Sharon Graham, General Secretary of Unite the Union, has long championed herself as the workers’ fighter — a firebrand who once led her first strike at 17 and who famously went to war with Amazon and British Airways over workers’ rights.

But now, questions are being raised about whether the leadership of one of Britain’s most powerful unions is still living the reality of the members it claims to represent.

While frontline staff in care homes, warehouses, NHS wards and bus depots fight for inflation-matching pay, Unite’s leader is reportedly worth between £800,000 and £4 million — a staggering sum for someone meant to embody the spirit of working-class struggle. The previous General Secretary was paid over £100,000 a year, and Graham’s current salary remains undisclosed.

Many will argue she’s earned it. That she’s one of the few union bosses who still uses the word “strike” and means it. But others are asking: how does a figure with millionaire-level wealth still claim to be shoulder-to-shoulder with workers using food banks?

It’s not just the money.

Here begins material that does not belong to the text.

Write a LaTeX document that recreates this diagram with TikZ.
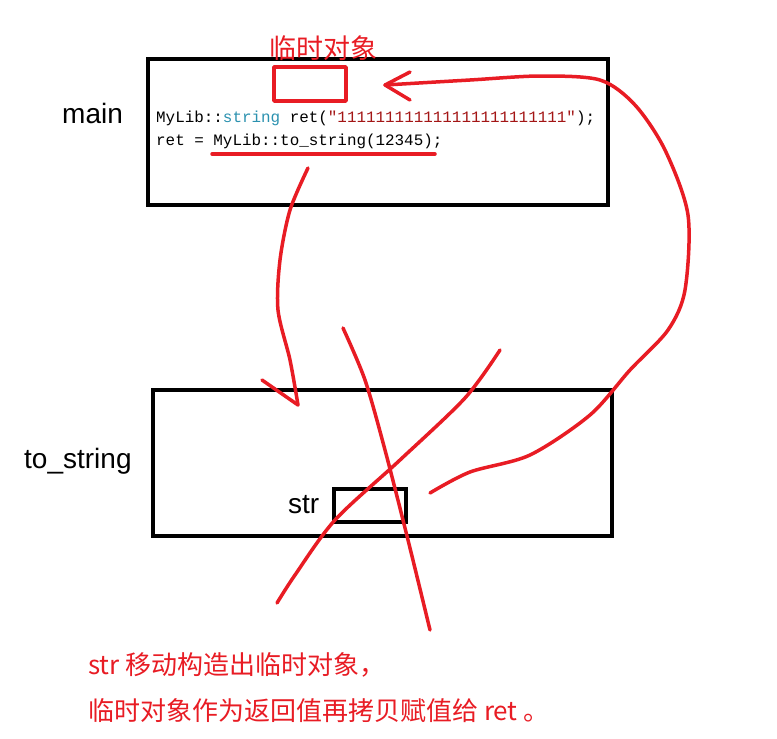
\documentclass[tikz,border=0pt]{standalone}
\usepackage{fontspec}
\setmainfont{Liberation Sans}
\newfontfamily\cjk{Noto Sans CJK SC}
\newfontfamily\codefont{Liberation Mono}
\definecolor{pen}{RGB}{232,28,36}
\definecolor{kw}{RGB}{43,145,175}
\definecolor{strc}{RGB}{163,21,21}
\begin{document}
\begin{tikzpicture}[x=1pt,y=-1pt,
  blk/.style={draw=black,line width=3.5pt},
  ink/.style={draw=pen,line width=3.5pt,line cap=round,line join=round},
  lbl/.style={font=\fontsize{28}{32}\selectfont,inner sep=0pt},
  code/.style={font=\codefont\fontsize{15.9}{18}\selectfont,anchor=base west,inner sep=0pt}]
\useasboundingbox (0,0) rectangle (777,739);
\draw[blk] (148,59) rectangle (608,205);
\draw[blk] (153,390) rectangle (612,536);
\draw[blk] (334,489) rectangle (406,522);
\draw[ink] (274,67) rectangle (346,101);
\node[lbl,anchor=west] (m) at (62,113) {main};
\node[lbl,anchor=west] (t) at (24,461) {to\_string};
\node[lbl,anchor=west] (s) at (288,505) {str};
\node[lbl,text=pen,font=\cjk\fontsize{27}{30}\selectfont] (tmp) at (323,48) {临时对象};
\node[code] (c1) at (156,122) {MyLib::\textcolor{kw}{string} ret(\textcolor{strc}{"111111111111111111111111"});};
\node[code] (c2) at (156,145) {ret = MyLib::to\_string(12345);};
\node[text=pen,anchor=west,inner sep=0pt,font=\cjk\fontsize{26}{30}\selectfont] (n1) at (88,665) {str 移动构造出临时对象，};
\node[text=pen,anchor=west,inner sep=0pt,font=\cjk\fontsize{26}{30}\selectfont] (n2) at (88,711) {临时对象作为返回值再拷贝赋值给 ret 。};
\draw[ink] (212,154) -- (435,154);
\draw[ink] plot[smooth] coordinates {(308,168) (290,210) (280,260) (278,310) (290,360) (298,405)};
\draw[ink] (262,380) -- (298,405);
\draw[ink] plot[smooth] coordinates {(430,493) (470,472) (530,455) (590,415) (630,370) (668,330) (685,290) (688,215) (665,150) (635,105) (600,80) (540,76) (470,80) (385,85)};
\draw[ink] (410,72) -- (385,85) -- (410,100);
\draw[ink] plot[smooth] coordinates {(343,328) (365,380) (385,450) (408,540) (430,630)};
\draw[ink] plot[smooth] coordinates {(500,350) (465,398) (400,460) (335,520) (295,575) (277,603)};
\end{tikzpicture}
\end{document}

It’s what the money symbolises.

Unions once stood for modest pay, transparency, and leadership grounded in lived experience. So when the General Secretary earns six figures while hospital porters strike to keep their heating on — it’s not just a PR problem. It’s a credibility problem.

The danger? That unions start looking less like grassroots movements — and more like corporate machines with their own elite.

Nobody’s saying leaders shouldn’t be paid well. But in a country where wage inequality is spiralling, and workers are literally dying on the job, perhaps it’s time for trade union leaders to walk a little closer to the ground again.